RECORDED DATA:
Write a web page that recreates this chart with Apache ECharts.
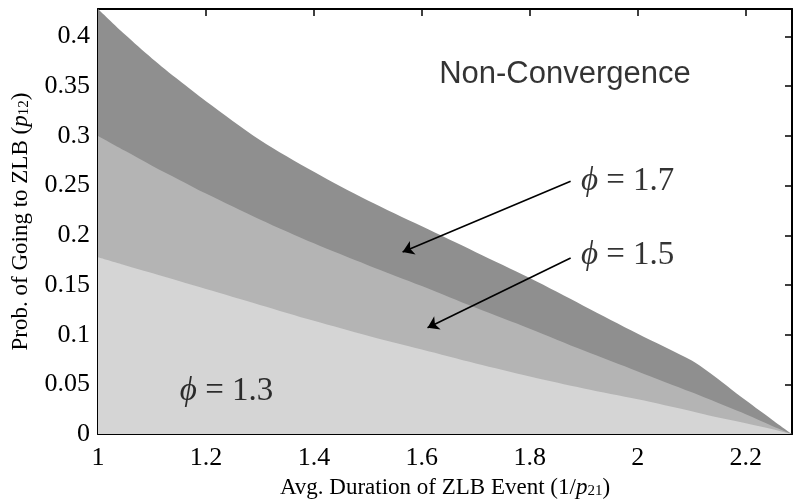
<!DOCTYPE html>
<html>
<head>
<meta charset="utf-8">
<script src="https://cdn.jsdelivr.net/npm/echarts@6/dist/echarts.min.js"></script>
<style>
    html, body { margin: 0; padding: 0; background: #fff; }
    #main { width: 793px; height: 504px; }
</style>
</head>
<body>
<div id="main"></div>
<script>
    // avg. duration of ZLB event (1/p21)
    var duration = [1, 1.05, 1.1, 1.15, 1.2, 1.3, 1.4, 1.5, 1.6, 1.7, 1.8, 1.9, 2.0, 2.1, 2.13, 2.2, 2.25, 2.2857];
    // upper bound of convergence region for each phi
    var phi17 = [0.4277, 0.402, 0.378, 0.356, 0.335, 0.296, 0.264, 0.235, 0.209, 0.183, 0.157, 0.129, 0.101, 0.074, 0.063, 0.034, 0.014, 0];
    var phi15 = [0.300, 0.285, 0.270, 0.256, 0.242, 0.216, 0.192, 0.170, 0.149, 0.127, 0.106, 0.084, 0.063, 0.042, 0.0355, 0.020, 0.008, 0];
    var phi13 = [0.178, 0.170, 0.162, 0.154, 0.146, 0.130, 0.114, 0.099, 0.085, 0.071, 0.058, 0.046, 0.035, 0.023, 0.019, 0.011, 0.005, 0];

    var xMin = 1, xMax = 2.2857;
    var yMin = 0, yMax = 0.4277;

    function pairs(ys) {
        return duration.map(function (x, i) { return [x, ys[i]]; });
    }

    function area(name, ys, color) {
        return {
            name: name,
            type: 'line',
            data: pairs(ys),
            smooth: 0.3,
            showSymbol: false,
            silent: true,
            lineStyle: { width: 0 },
            areaStyle: { color: color, opacity: 1 },
            itemStyle: { color: color }
        };
    }

    var serif = 'Liberation Serif';
    var axisCommon = {
        type: 'value',
        axisLine: { show: true, onZero: false, lineStyle: { color: '#000', width: 2 } },
        axisTick: { show: true, inside: true, length: 7, lineStyle: { color: '#000', width: 1.5 } },
        splitLine: { show: false }
    };

    function xAxis(pos, labels) {
        return Object.assign({}, axisCommon, {
            position: pos, min: xMin, max: xMax, interval: 0.2,
            axisLabel: { show: labels, showMaxLabel: false, color: '#000', fontFamily: serif, fontSize: 26, margin: 11 }
        });
    }
    function yAxis(pos, labels) {
        return Object.assign({}, axisCommon, {
            position: pos, min: yMin, max: yMax, interval: 0.05,
            axisLabel: { show: labels, showMaxLabel: false, color: '#000', fontFamily: serif, fontSize: 26, margin: 8 }
        });
    }

    var titleStyle = {
        color: '#000', fontFamily: serif, fontSize: 23,
        rich: {
            i: { fontFamily: serif, fontStyle: 'italic', fontSize: 23 },
            s: { fontFamily: serif, fontSize: 15, verticalAlign: 'bottom', padding: [8, 0, 0, 0] }
        }
    };

    var myChart = echarts.init(document.getElementById('main'));
    var bottomX = xAxis('bottom', true);
    bottomX.name = 'Avg. Duration of ZLB Event (1/{i|p}{s|21})';
    bottomX.nameLocation = 'middle';
    bottomX.nameGap = 40;
    bottomX.nameTextStyle = titleStyle;
    var leftY = yAxis('left', true);
    leftY.name = 'Prob. of Going to ZLB ({i|p}{s|12})';
    leftY.nameLocation = 'middle';
    leftY.nameGap = 66;
    leftY.nameTextStyle = titleStyle;

    var option = {
        backgroundColor: '#fff',
        animation: false,
        grid: { left: 98, right: 1, top: 9, bottom: 65 },
        xAxis: [bottomX, xAxis('top', false)],
        yAxis: [leftY, yAxis('right', false)],
        series: [
            area('phi=1.7', phi17, '#8f8f8f'),
            area('phi=1.5', phi15, '#b4b4b4'),
            area('phi=1.3', phi13, '#d5d5d5'),
            {
                type: 'lines',
                coordinateSystem: 'cartesian2d',
                silent: true,
                z: 5,
                symbol: ['none', 'arrow'],
                symbolSize: 11,
                lineStyle: { color: '#000', width: 1.6, opacity: 1 },
                data: [
                    { coords: [[1.8756, 0.2545], [1.5643, 0.1832]] },
                    { coords: [[1.8756, 0.1772], [1.6105, 0.1070]] }
                ]
            },
            {
                type: 'scatter',
                silent: true,
                z: 6,
                symbolSize: 0,
                label: {
                    show: true,
                    position: 'right',
                    distance: 0,
                    color: '#000',
                    fontFamily: serif,
                    fontSize: 33,
                    formatter: function (p) { return p.value[2]; },
                    rich: {
                        p: { fontFamily: serif, fontStyle: 'italic', fontSize: 33 }
                    }
                },
                data: [
                    [1.8946, 0.2548, '{p|ϕ} = 1.7'],
                    [1.8946, 0.1802, '{p|ϕ} = 1.5'],
                    [1.1516, 0.0430, '{p|ϕ} = 1.3'],
                    {
                        value: [1.632, 0.362, 'Non-Convergence'],
                        label: { fontFamily: 'Liberation Sans', fontSize: 31 }
                    }
                ]
            }
        ]
    };
    myChart.setOption(option);
</script>
</body>
</html>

GIVEN EXERCISE: Skip every picture and transcribe the data above exactly.

SOLUTION TO THE EXERCISE:
Write a web page that recreates this chart with Apache ECharts.
<!DOCTYPE html>
<html>
<head>
<meta charset="utf-8">
<script src="https://cdn.jsdelivr.net/npm/echarts@6/dist/echarts.min.js"></script>
<style>
    html, body { margin: 0; padding: 0; background: #fff; }
    #main { width: 793px; height: 504px; }
</style>
</head>
<body>
<div id="main"></div>
<script>
    // avg. duration of ZLB event (1/p21)
    var duration = [1, 1.05, 1.1, 1.15, 1.2, 1.3, 1.4, 1.5, 1.6, 1.7, 1.8, 1.9, 2.0, 2.1, 2.13, 2.2, 2.25, 2.2857];
    // upper bound of convergence region for each phi
    var phi17 = [0.4277, 0.402, 0.378, 0.356, 0.335, 0.296, 0.264, 0.235, 0.209, 0.183, 0.157, 0.129, 0.101, 0.074, 0.063, 0.034, 0.014, 0];
    var phi15 = [0.300, 0.285, 0.270, 0.256, 0.242, 0.216, 0.192, 0.170, 0.149, 0.127, 0.106, 0.084, 0.063, 0.042, 0.0355, 0.020, 0.008, 0];
    var phi13 = [0.178, 0.170, 0.162, 0.154, 0.146, 0.130, 0.114, 0.099, 0.085, 0.071, 0.058, 0.046, 0.035, 0.023, 0.019, 0.011, 0.005, 0];

    var xMin = 1, xMax = 2.2857;
    var yMin = 0, yMax = 0.4277;

    function pairs(ys) {
        return duration.map(function (x, i) { return [x, ys[i]]; });
    }

    function area(name, ys, color) {
        return {
            name: name,
            type: 'line',
            data: pairs(ys),
            smooth: 0.3,
            showSymbol: false,
            silent: true,
            lineStyle: { width: 0 },
            areaStyle: { color: color, opacity: 1 },
            itemStyle: { color: color }
        };
    }

    var serif = 'Liberation Serif';
    var axisCommon = {
        type: 'value',
        axisLine: { show: true, onZero: false, lineStyle: { color: '#000', width: 2 } },
        axisTick: { show: true, inside: true, length: 7, lineStyle: { color: '#000', width: 1.5 } },
        splitLine: { show: false }
    };

    function xAxis(pos, labels) {
        return Object.assign({}, axisCommon, {
            position: pos, min: xMin, max: xMax, interval: 0.2,
            axisLabel: { show: labels, showMaxLabel: false, color: '#000', fontFamily: serif, fontSize: 26, margin: 11 }
        });
    }
    function yAxis(pos, labels) {
        return Object.assign({}, axisCommon, {
            position: pos, min: yMin, max: yMax, interval: 0.05,
            axisLabel: { show: labels, showMaxLabel: false, color: '#000', fontFamily: serif, fontSize: 26, margin: 8 }
        });
    }

    var titleStyle = {
        color: '#000', fontFamily: serif, fontSize: 23,
        rich: {
            i: { fontFamily: serif, fontStyle: 'italic', fontSize: 23 },
            s: { fontFamily: serif, fontSize: 15, verticalAlign: 'bottom', padding: [8, 0, 0, 0] }
        }
    };

    var myChart = echarts.init(document.getElementById('main'));
    var bottomX = xAxis('bottom', true);
    bottomX.name = 'Avg. Duration of ZLB Event (1/{i|p}{s|21})';
    bottomX.nameLocation = 'middle';
    bottomX.nameGap = 40;
    bottomX.nameTextStyle = titleStyle;
    var leftY = yAxis('left', true);
    leftY.name = 'Prob. of Going to ZLB ({i|p}{s|12})';
    leftY.nameLocation = 'middle';
    leftY.nameGap = 66;
    leftY.nameTextStyle = titleStyle;

    var option = {
        backgroundColor: '#fff',
        animation: false,
        grid: { left: 98, right: 1, top: 9, bottom: 65 },
        xAxis: [bottomX, xAxis('top', false)],
        yAxis: [leftY, yAxis('right', false)],
        series: [
            area('phi=1.7', phi17, '#8f8f8f'),
            area('phi=1.5', phi15, '#b4b4b4'),
            area('phi=1.3', phi13, '#d5d5d5'),
            {
                type: 'lines',
                coordinateSystem: 'cartesian2d',
                silent: true,
                z: 5,
                symbol: ['none', 'arrow'],
                symbolSize: 11,
                lineStyle: { color: '#000', width: 1.6, opacity: 1 },
                data: [
                    { coords: [[1.8756, 0.2545], [1.5643, 0.1832]] },
                    { coords: [[1.8756, 0.1772], [1.6105, 0.1070]] }
                ]
            },
            {
                type: 'scatter',
                silent: true,
                z: 6,
                symbolSize: 0,
                label: {
                    show: true,
                    position: 'right',
                    distance: 0,
                    color: '#000',
                    fontFamily: serif,
                    fontSize: 33,
                    formatter: function (p) { return p.value[2]; },
                    rich: {
                        p: { fontFamily: serif, fontStyle: 'italic', fontSize: 33 }
                    }
                },
                data: [
                    [1.8946, 0.2548, '{p|ϕ} = 1.7'],
                    [1.8946, 0.1802, '{p|ϕ} = 1.5'],
                    [1.1516, 0.0430, '{p|ϕ} = 1.3'],
                    {
                        value: [1.632, 0.362, 'Non-Convergence'],
                        label: { fontFamily: 'Liberation Sans', fontSize: 31 }
                    }
                ]
            }
        ]
    };
    myChart.setOption(option);
</script>
</body>
</html>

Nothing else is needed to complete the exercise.